I have lately altered my radio listening schedule, mainly to avoid the feast-or-famine phenomena I was experiencing. Try to listen to the full Stern show, followed by the Rachel Maddow Show, Countdown, and woman-and-a-doctor type programs, all in one day. Then try realizing that, for most of the weekend, you’re pretty much bored with nothing on the TV machine and no decent radio. Inspired by the practice I began to get me through the commute to Gonfalon Farm, I am now banking Stern shows for the weekend and taking Dr. Maddow on the train with me each morning. You can almost get through four Stern shows in a weekend while you’re doing your laundries and your cleaning and your cooking and your yardworks, and I often find myself uninspired to take on such chores unless my mind is occupied with spoken prattle.
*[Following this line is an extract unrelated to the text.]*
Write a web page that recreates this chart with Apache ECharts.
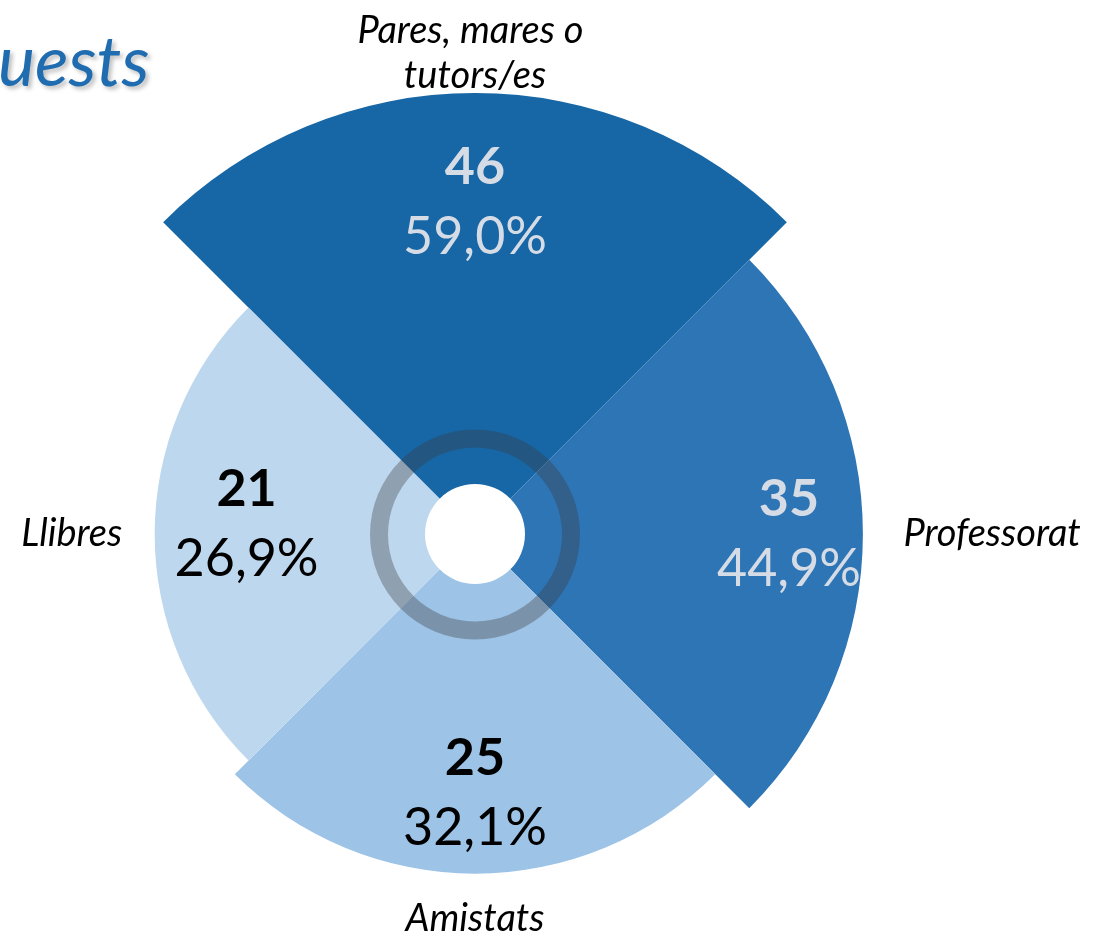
<!DOCTYPE html>
<html>
<head>
<meta charset="utf-8">
<script src="https://cdn.jsdelivr.net/npm/echarts@6/dist/echarts.min.js"></script>
<style>
html, body { margin: 0; padding: 0; background: #ffffff; }
#chart { width: 1097px; height: 934px; }
</style>
</head>
<body>
<div id="chart"></div>
<script>
// dades
const categories = ['Pares, mares o tutors/es', 'Professorat', 'Amistats', 'Llibres'];
const counts = [46, 35, 25, 21];
const percents = [59.0, 44.9, 32.1, 26.9];

// estils
const sectorColors = ['#1767A6', '#2E75B6', '#9DC3E6', '#BDD7EE'];
const valueTextColors = ['#D6DCE5', '#D6DCE5', '#000000', '#000000'];
const valueOffsets = [[0, 22], [13, 0], [0, 6], [5, -10]];
const namePositions = ['top', 'right', 'bottom', 'left'];
const nameDistances = [-6, 40, 22, 32];
const center = [475, 534];
const fontFamily = 'Lato, "Open Sans", sans-serif';

const mychart = echarts.init(document.getElementById('chart'));

const option = {
  animation: false,
  backgroundColor: '#ffffff',
  polar: {
    center: center,
    radius: [50, 441],
  },
  angleAxis: {
    type: 'category',
    data: categories,
    startAngle: 135,
    clockwise: true,
    show: false,
  },
  radiusAxis: {
    type: 'value',
    min: -35,
    max: 46,
    startValue: -35,
    show: false,
  },
  graphic: [
    {
      type: 'ring',
      shape: { cx: center[0], cy: center[1] + 0.5, r: 105, r0: 87 },
      style: { fill: 'rgba(56,56,60,0.35)' },
      z: 100,
      silent: true,
    },
    {
      type: 'text',
      left: -2,
      top: 28,
      style: {
        text: 'uests',
        font: 'italic 70px ' + fontFamily,
        fill: '#1F6CB0',
        textShadowColor: 'rgba(0,0,0,0.25)',
        textShadowBlur: 4,
        textShadowOffsetX: 3,
        textShadowOffsetY: 3,
      },
    },
  ],
  series: [
    {
      type: 'bar',
      coordinateSystem: 'polar',
      barCategoryGap: '0%',
      data: counts.map((v, i) => ({
        value: v,
        itemStyle: { color: sectorColors[i] },
      })),
      silent: true,
    },
    {
      // nombres i percentatges
      type: 'scatter',
      coordinateSystem: 'polar',
      symbolSize: 1,
      itemStyle: { color: 'rgba(0,0,0,0)', opacity: 1 },
      z: 5,
      silent: true,
      data: counts.map((v, i) => ({
        value: [v - 18, i],
        label: { color: valueTextColors[i], offset: valueOffsets[i] },
      })),
      label: {
        show: true,
        position: 'inside',
        formatter: (p) => {
          const i = p.dataIndex;
          return '{n|' + counts[i] + '}\n{p|' + percents[i].toFixed(1).replace('.', ',') + '%}';
        },
        rich: {
          n: { fontFamily: fontFamily, fontSize: 52, fontWeight: 'bold', lineHeight: 70 },
          p: { fontFamily: fontFamily, fontSize: 52, fontWeight: 'normal', lineHeight: 70 },
        },
      },
    },
    {
      // noms de categoria
      type: 'scatter',
      coordinateSystem: 'polar',
      symbolSize: 1,
      itemStyle: { color: 'rgba(0,0,0,0)', opacity: 1 },
      z: 5,
      silent: true,
      data: counts.map((v, i) => ({
        value: [v, i],
        label: i === 0
          ? { position: namePositions[i], distance: nameDistances[i], width: 320, overflow: 'break', align: 'center' }
          : { position: namePositions[i], distance: nameDistances[i] },
      })),
      label: {
        show: true,
        formatter: (p) => categories[p.dataIndex],
        color: '#000000',
        fontFamily: fontFamily,
        fontStyle: 'italic',
        fontSize: 38,
        lineHeight: 45,
      },
    },
  ],
};

mychart.setOption(option);
</script>
</body>
</html>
The disadvantage is it does ruin somewhat the timeliness of the Stern show. For instance, this week I am certain Mr. Stern will be discussing the reemergence of the croc-faced cowboy, the nutsy honky himself, Don Imus. Howard was doing some major hating on the I-Man last week, especially regarding the stunning predictability of the move confirmed by his broadcast today: Imus has recruited a team of two African-Americans to join him in the studio. It is precisely the wrong move, condescending, patronizing, transparent, and still unbelievably missing the damned point. It is the radio personnel equivalent of “I have a lot of black friends,” but it will probably somehow save Imus’ skin, which I’m not so sure it’s clear why he’s so on fire about doing anyway.

Interestingly and somewhat ashamedly enough, it is Imus’ brand of radio that first got me listening to the radio to some extent. Imus apparently was at one point a jock at WGAR in Cleveland, home also of the fella Stern dubbed the “one-eyed cyclops,” John Lannigan. I notice this kernel of buckeye radio humor in Imus’ schtick, the Big Chuck and Little John element of it. My theory is that he took this obvious, blunt, and “wacky” sensibility with him to NYC, where he decided he had to put a mean bastard hat on it to make it funny. The result is not funny. Not at all.

Let me be clear. Don Imus is not funny. Don Imus never has been funny. And the real reason he ran into his trouble this year isn’t because he was mean, or racist, or mysogynist, though he was certainly all of those. He wasn’t funny, and that’s why he was chased off the radio there for a minute, and it’s why he’s patronizing the hell out of his listeners by casting black sidekicks while keeping the inflammatory McGuirk. You shouldn’t be listening to Don Imus. You should be listening to Howard A. Stern, the best and only and actually funny. Riiiiiight?